In-lane, cross 64-bit element data movement in AVX2

Are there any register-to-register1 AVX or AVX2 instructions which move data in any way between 64-bit halves of 128-bit lanes in ymm regs, that don't use port 5 on contemporary Intel2?


1 Such a thing kind of exists for memory sources, in the form of the D and Q broadcast instructions.

2 Haswell through Skylake-S (although if anything exists in AVX-512 as implemented in SKX it's worth mentioning).

Upvotes: 3

Views: 497

Answers (1)

Peter Cordes
Peter Cordes

Reputation: 364593

I don't think it's possible in 1 reg-reg instruction, but store/reload can move data in-lane without port 5. Even funky stuff like dppd or vcvtps2pd need a port 5 shuffle. All register-source shuffle instructions run on port 5 in Haswell and later (until Ice Lake adds a 2nd shuffle unit on another port that can do some shuffles).

Obviously a misaligned reload can do any byte-shift but that will cause a store-forwarding stall, and you'd have to mask off unwanted data.

vmovddup x/y/zmm, [mem] runs purely on load ports, exactly like vbroadcastsd. It's an in-lane broadcast of the low qword. vmovsldup and vmovshdup also only need a load port, but don't meet your requirement of moving between 64-bit halves of a lane.

There's no movhdup that duplicates the high half within each lane, only movddup that duplicates the low double-precision FP element. SSE3 for xmm, AVX1 for the ymm version.

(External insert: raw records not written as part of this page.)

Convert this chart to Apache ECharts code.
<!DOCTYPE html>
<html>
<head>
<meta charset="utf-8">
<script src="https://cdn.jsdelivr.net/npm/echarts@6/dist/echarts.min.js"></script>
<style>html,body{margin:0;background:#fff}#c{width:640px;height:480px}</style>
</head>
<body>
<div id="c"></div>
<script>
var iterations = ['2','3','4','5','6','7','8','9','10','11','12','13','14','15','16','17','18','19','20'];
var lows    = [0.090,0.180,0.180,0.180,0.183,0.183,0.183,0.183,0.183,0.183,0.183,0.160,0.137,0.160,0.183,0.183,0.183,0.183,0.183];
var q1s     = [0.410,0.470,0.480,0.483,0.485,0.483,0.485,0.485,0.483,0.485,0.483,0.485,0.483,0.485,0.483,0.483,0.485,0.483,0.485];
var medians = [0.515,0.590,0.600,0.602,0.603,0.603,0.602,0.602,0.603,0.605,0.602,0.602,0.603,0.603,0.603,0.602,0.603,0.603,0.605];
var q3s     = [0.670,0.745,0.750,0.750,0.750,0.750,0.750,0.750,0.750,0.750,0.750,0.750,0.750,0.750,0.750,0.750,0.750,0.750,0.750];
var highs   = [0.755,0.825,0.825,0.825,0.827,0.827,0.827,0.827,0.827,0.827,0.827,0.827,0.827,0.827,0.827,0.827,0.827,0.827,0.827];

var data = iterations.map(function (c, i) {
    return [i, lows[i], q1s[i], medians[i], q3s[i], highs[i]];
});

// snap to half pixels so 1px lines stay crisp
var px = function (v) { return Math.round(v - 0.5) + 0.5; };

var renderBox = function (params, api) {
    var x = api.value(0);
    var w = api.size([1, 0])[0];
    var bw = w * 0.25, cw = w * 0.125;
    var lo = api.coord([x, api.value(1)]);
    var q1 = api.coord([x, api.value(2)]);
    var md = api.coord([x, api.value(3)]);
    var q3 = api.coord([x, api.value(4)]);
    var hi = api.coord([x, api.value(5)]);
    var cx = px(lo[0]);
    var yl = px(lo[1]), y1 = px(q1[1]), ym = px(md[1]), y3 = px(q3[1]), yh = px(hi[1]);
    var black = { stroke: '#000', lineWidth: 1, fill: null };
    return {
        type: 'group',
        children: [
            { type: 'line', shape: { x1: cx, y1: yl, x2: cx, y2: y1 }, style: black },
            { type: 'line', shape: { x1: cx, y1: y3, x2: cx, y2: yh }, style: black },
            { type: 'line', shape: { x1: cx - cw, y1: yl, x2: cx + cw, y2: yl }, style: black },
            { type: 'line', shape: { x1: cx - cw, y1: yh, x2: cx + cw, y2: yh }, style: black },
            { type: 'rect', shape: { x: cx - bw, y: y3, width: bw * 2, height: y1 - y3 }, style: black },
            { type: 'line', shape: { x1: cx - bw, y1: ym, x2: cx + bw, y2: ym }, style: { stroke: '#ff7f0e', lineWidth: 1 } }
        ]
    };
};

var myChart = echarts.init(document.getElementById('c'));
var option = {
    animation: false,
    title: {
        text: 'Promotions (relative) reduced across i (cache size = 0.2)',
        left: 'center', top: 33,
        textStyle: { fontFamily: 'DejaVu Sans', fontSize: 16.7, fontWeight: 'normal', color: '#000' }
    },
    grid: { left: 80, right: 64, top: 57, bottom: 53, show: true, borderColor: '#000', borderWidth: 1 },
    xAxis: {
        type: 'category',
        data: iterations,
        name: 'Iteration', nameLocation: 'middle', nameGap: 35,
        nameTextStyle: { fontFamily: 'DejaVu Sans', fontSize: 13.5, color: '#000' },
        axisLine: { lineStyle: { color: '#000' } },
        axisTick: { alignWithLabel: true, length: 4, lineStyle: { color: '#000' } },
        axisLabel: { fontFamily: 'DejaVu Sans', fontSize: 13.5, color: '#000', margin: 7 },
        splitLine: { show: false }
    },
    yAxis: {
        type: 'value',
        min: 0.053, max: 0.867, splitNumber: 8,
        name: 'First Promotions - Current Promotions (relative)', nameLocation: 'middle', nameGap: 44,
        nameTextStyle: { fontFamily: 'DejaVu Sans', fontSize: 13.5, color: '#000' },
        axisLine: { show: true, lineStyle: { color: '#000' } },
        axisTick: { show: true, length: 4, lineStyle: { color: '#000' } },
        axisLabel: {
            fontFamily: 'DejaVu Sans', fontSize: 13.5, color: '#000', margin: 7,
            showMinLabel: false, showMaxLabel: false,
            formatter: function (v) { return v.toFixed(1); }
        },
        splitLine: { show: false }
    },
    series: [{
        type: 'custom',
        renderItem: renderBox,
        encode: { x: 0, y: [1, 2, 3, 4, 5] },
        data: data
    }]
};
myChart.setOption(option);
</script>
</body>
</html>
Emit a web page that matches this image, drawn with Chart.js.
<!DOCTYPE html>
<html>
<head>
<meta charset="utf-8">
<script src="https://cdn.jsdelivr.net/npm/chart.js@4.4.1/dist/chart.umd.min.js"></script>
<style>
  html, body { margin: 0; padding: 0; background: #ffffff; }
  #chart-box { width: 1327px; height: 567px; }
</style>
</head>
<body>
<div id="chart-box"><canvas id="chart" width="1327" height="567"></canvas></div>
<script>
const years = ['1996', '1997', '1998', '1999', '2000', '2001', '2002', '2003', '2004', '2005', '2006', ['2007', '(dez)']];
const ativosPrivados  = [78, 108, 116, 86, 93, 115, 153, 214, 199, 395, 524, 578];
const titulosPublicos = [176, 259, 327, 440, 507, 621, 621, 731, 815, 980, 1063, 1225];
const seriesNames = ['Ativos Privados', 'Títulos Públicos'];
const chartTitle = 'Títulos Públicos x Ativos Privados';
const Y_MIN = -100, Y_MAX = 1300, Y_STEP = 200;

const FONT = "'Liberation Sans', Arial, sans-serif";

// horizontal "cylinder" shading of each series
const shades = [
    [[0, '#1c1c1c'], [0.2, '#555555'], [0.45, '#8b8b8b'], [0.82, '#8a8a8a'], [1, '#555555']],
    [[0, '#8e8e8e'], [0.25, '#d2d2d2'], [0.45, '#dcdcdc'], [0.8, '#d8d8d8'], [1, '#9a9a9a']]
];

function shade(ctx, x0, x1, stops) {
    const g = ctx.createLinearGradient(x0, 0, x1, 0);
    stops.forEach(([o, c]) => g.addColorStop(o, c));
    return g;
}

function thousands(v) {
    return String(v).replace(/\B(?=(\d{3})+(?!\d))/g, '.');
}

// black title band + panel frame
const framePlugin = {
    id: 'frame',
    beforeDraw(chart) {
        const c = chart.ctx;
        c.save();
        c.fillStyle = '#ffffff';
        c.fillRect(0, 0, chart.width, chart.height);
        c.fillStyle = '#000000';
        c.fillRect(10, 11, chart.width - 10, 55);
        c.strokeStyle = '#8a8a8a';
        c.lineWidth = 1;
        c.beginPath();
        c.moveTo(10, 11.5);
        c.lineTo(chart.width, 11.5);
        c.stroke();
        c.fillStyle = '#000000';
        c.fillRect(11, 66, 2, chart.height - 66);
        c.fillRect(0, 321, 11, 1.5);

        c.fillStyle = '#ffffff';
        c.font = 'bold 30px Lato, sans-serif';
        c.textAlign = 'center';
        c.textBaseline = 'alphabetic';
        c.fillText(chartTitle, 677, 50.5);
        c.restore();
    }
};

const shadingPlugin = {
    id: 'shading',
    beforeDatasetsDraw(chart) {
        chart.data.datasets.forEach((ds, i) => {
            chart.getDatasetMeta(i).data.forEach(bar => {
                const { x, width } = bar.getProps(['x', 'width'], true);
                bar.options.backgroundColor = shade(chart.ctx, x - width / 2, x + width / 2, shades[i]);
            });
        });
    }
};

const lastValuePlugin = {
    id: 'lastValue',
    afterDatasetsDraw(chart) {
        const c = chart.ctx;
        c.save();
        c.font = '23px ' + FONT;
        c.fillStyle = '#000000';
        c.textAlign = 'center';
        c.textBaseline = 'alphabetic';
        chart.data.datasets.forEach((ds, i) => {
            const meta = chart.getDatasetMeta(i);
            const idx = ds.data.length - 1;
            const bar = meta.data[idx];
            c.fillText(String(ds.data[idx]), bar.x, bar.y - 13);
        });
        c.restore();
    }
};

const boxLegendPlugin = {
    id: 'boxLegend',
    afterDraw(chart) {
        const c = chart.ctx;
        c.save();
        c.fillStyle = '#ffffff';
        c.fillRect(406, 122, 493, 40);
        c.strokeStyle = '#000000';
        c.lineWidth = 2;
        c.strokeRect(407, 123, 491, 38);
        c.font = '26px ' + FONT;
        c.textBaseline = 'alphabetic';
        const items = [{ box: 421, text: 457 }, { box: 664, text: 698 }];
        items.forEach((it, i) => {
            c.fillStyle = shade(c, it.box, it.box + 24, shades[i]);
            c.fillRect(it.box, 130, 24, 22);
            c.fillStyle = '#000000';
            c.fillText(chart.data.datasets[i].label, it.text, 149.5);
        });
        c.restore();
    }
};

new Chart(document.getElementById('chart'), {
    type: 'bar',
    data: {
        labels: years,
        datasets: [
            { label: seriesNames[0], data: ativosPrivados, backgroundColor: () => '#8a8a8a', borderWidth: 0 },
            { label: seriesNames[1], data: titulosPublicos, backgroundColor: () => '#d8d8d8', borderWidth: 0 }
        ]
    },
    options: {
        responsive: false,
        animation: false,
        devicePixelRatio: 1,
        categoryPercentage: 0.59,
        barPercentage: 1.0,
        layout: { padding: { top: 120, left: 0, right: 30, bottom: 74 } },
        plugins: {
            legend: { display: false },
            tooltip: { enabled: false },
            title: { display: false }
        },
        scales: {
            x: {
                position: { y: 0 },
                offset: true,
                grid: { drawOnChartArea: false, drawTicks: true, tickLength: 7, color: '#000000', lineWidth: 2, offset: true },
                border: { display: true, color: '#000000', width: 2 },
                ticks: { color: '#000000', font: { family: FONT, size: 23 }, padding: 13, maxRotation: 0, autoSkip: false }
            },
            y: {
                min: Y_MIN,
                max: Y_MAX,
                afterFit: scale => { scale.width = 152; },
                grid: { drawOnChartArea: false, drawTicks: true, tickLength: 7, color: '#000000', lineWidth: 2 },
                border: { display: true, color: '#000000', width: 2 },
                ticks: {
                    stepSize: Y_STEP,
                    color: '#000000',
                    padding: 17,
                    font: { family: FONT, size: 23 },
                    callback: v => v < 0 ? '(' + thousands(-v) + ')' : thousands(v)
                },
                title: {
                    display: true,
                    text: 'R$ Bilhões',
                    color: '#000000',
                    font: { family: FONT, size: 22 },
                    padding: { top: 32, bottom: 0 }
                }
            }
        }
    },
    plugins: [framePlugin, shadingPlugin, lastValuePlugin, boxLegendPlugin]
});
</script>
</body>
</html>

As @harold points out, phminposuw can put data from the high 64 bits into the low 64 bits. But it's not available in a YMM version. It may be the only instruction that has a special-purpose execution unit that can do that outside of shuffles. psadbw works inside 64-bit elements. vdbpsadbw is 1 uop for p5 on SKX. mpsadbw is multi-uop including 2p5. phadd instructions are also 2p5.


Zen 2 has 0.5c throughput for vpshufd ymm (instlat). It's slower than Intel at handling lane-crossing shuffles with granularity less than 128-bit, but good performance on in-lane shuffles and 128-bit shuffles like vperm2f128.